Report: Severe Housing Cost Burdens for Older Renters
A new report, Low Income Older Adults Face Unaffordable Rents, Driving Housing Instability and Homelessness, sheds light on the crisis that is the nation’s lack of affordable housing for older adults.
In January, the national organization Justice in Aging launched a new project focused on Housing & Homelessness to address systemic barriers to housing for older adults with low incomes. Justice in Aging partnered with the National Low Income Housing Coalition to produce the report.
“Nationally, more than 1.7 million extremely low-income (ELI) renter households with an older adult are severely cost-burdened, spending more than half of their income on rent and utilities,” the report says. ELI households are those with annual incomes below 30% of area median incomes.

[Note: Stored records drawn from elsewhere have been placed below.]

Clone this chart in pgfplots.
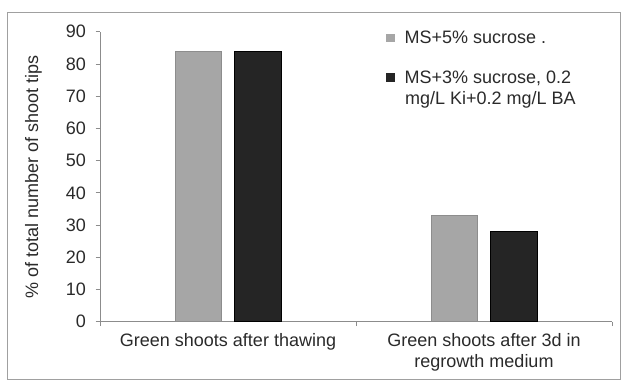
\documentclass[border=0pt]{standalone}
\usepackage{fontspec}
\setmainfont{Liberation Sans}
\usepackage{pgfplots}
\pgfplotsset{compat=1.18}
\definecolor{txt}{HTML}{2A2A2A}
\definecolor{axg}{HTML}{8C8C8C}
\definecolor{frm}{HTML}{A0A0A0}
\definecolor{barg}{HTML}{A6A6A6}
\definecolor{barb}{HTML}{252525}
\begin{document}
\begin{tikzpicture}[x=1bp,y=1bp]
\useasboundingbox (0,0) rectangle (622,381);
\draw[color=frm, line width=0.9bp] (7,1.5) rectangle (620.5,368.5);
\begin{axis}[
  at={(100bp,59.3bp)}, anchor=south west,
  scale only axis, width=512bp, height=290bp,
  xmin=-0.5, xmax=1.5, ymin=0, ymax=90,
  axis x line*=bottom, axis y line*=left,
  axis line style={color=axg, line width=0.8bp},
  every tick/.style={color=axg, line width=0.8bp},
  tick align=outside, major tick length=4.5bp,
  ytick={0,10,...,90},
  xtick={-0.5,0.5,1.5},
  x tick label as interval,
  xticklabels={{\begin{tabular}{@{}c@{}}Green shoots after thawing\end{tabular}},
               {\begin{tabular}{@{}c@{}}Green shoots after 3d in\\regrowth medium\end{tabular}}},
  x tick label style={font=\fontsize{18bp}{21bp}\selectfont, text=txt, yshift=-2.5bp},
  y tick label style={font=\fontsize{18bp}{21bp}\selectfont, text=txt, xshift=-6bp},
  /pgf/number format/assume math mode=true,
  ylabel={\% of total number of shoot tips},
  ylabel style={at={(axis description cs:-0.13,0.5)}, anchor=center, rotate=0, font=\fontsize{18bp}{21bp}\selectfont, text=txt},
  ybar=13bp, bar width=46.5bp,
  legend style={at={(axis description cs:0.553,1.018)}, anchor=north west, draw=none, fill=none,
    font=\fontsize{18bp}{21bp}\selectfont, text=txt, row sep=22bp,
    cells={anchor=base west}},
  clip=false,
]
\addplot[fill=barg, draw=barg!85!black, line width=0.6bp,
  legend image code/.code={\fill[barg] (0bp,1.5bp) rectangle (7.5bp,9bp); \path[draw=none,fill=none] (0bp,2bp) -- (16bp,2bp);}]
  coordinates {(0,84) (1,33)};
\addplot[fill=barb, draw=black, line width=0.6bp,
  legend image code/.code={\fill[barb] (0bp,2bp) rectangle (8bp,10bp);}]
  coordinates {(0,84) (1,28)};
\legend{{\vtop{\hbox{MS+5\% sucrose .}}},{\vtop{\hbox{MS+3\% sucrose, 0.2}\hbox{\hspace{0.5bp}mg/L Ki+0.2 mg/L BA}}}}
\end{axis}
\end{tikzpicture}
\end{document}
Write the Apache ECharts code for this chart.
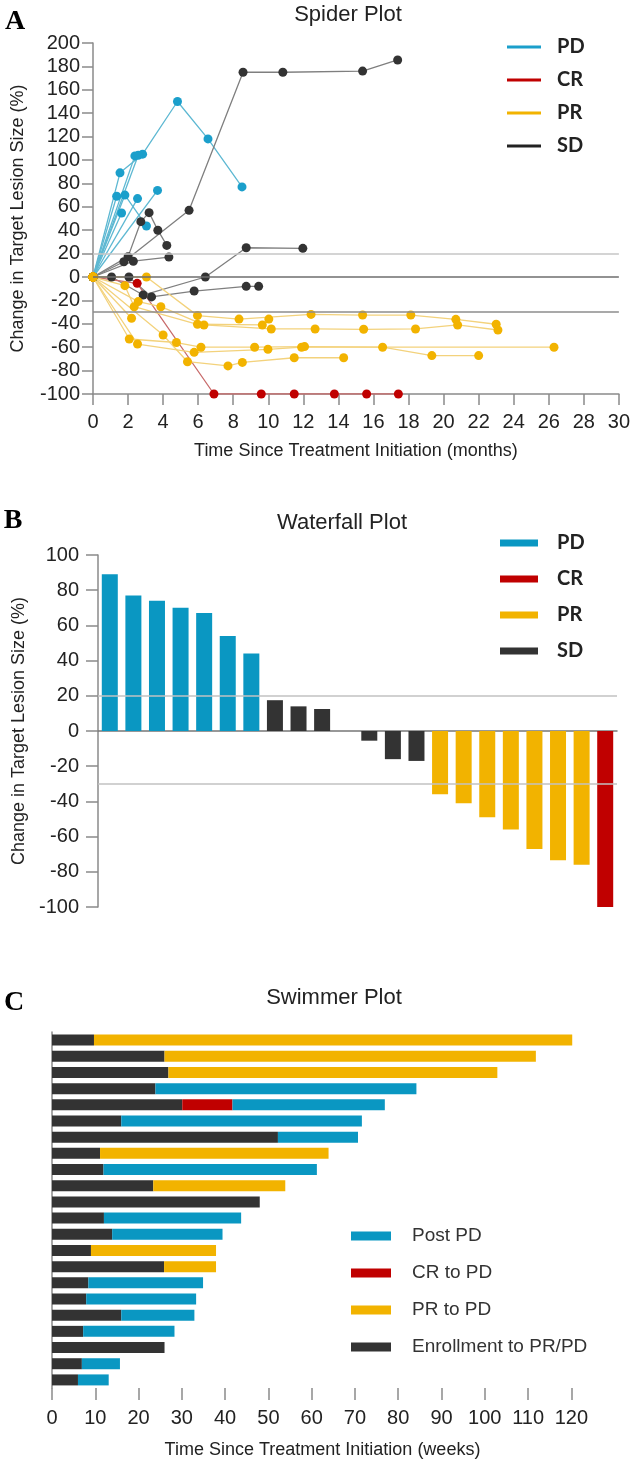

COVID-19 only exacerbated the difficulty older adults with low incomes have in affording housing. “As of December, 2020, 30% of all renter households with a member age 65 and older reported a loss of employment income since March, and more than 9% of older renter households were behind in their rent payments,” the report says.
Among the report’s findings are:
- More renters face cost burdens as they age.
- Across all racial and ethnic categories, a higher proportion of older renter households face rental cost burdens and severe cost burdens compared to the renter population as a whole.
- Racial and ethnic disparities in rent burdens also exist, with Black and Latinx renters more likely than white renters to be both cost-burdened and severely cost-burdened.
- ELI renters are particularly cost-burdened, with 71% of ELI renter households severely cost-burdened (spending more than 50% of their household income on housing costs) compared to 8% of renter households with incomes between 51 and 80% of area median income.
- Older Black, Latinx, Asian, and Native American households are about three times more likely to be ELI renters than older white households.
- More than 2.6 million older renter households pay more than one half of their monthly income for rent and are just one medical bill or emergency away from being pushed into the streets.
- Increasing numbers of older adults forced out of their homes are ending up homeless. In many parts of the U.S, older adults represent the fastest growing age segment of the homeless population, with nearly half of all older homeless people becoming homeless for the first time after age 50.
The report calls for an expansion of affordable, accessible housing, for increased income supports for lower income older adults, for the expansion of Medicare and Medicaid benefits so that older adults’ out-of-pocket costs for health care do not threaten their economic security, and for making comprehensive home and community-based services (HCBS) a mandatory Medicaid benefit.